Della così detta 'autonomia differenziata ci siamo occupati diffusamente nei mesi scorsi. La vicenda, d'altra parte, andrebbe affrontata con estrema cautela, trattandosi, stando a diversi esperti, di una riforma che rischia di dar vita ad una vera e propria secessione della parte più ricca del paese a discapito delle regioni del centro Sud, con effetti potenzialmente devastanti per i servizi pubblici e la sanità nazionale.
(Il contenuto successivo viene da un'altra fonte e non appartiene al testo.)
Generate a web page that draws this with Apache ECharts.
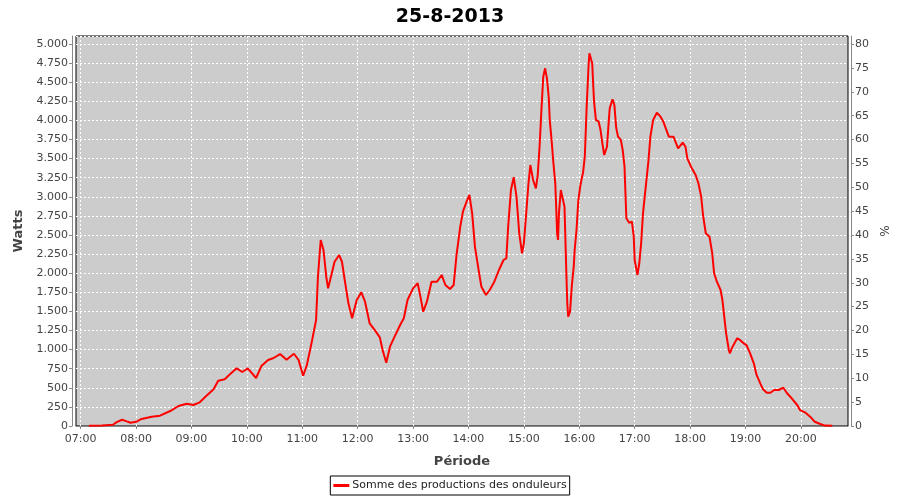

Per i critici, il risultato sarà che le regioni che hanno più risorse ne otterranno ancora di più, e le otterranno prima che si decida a livello nazionale cosa serva fare per quelle che invece hanno di meno.
Da mesi i sindacati della scuola - cui ha inteso unirsi la FLC CGIL Abruzzo e Molise - esprimono il loro più netto dissenso riguardo la richiesta di ulteriori e particolari forme di autonomia, in particolare nel mondo dell'istruzione. "Si tratta di un'ipotesi che pregiudica la tenuta unitaria del sistema nazionale in un contesto nel quale già esistono forti squilibri fra aree territoriali e regionali", hanno spiegato. "I diritti dello stato sociale, sanciti nella Costituzione in materia di sanità, istruzione, lavoro, ambiente, salute, assistenza, vanno garantiti in maniera uniforme su tutto il territorio nazionale. Ci opporremo in ogni modo a questo progetto di secessione dei ricchi, che aggrava le difficoltà delle scuole del mezzogiorno, rompe l'unità del sistema di istruzione e introduce vere e proprie gabbie salariali. Insieme alle altre OO.SS, alle associazioni ed agli studenti, rivolgiamo pertanto un appello alla mobilitazione al mondo della scuola e alla società civile, per fermare un disegno politico disgregatore dell'unità e della coesione sociale del Paese".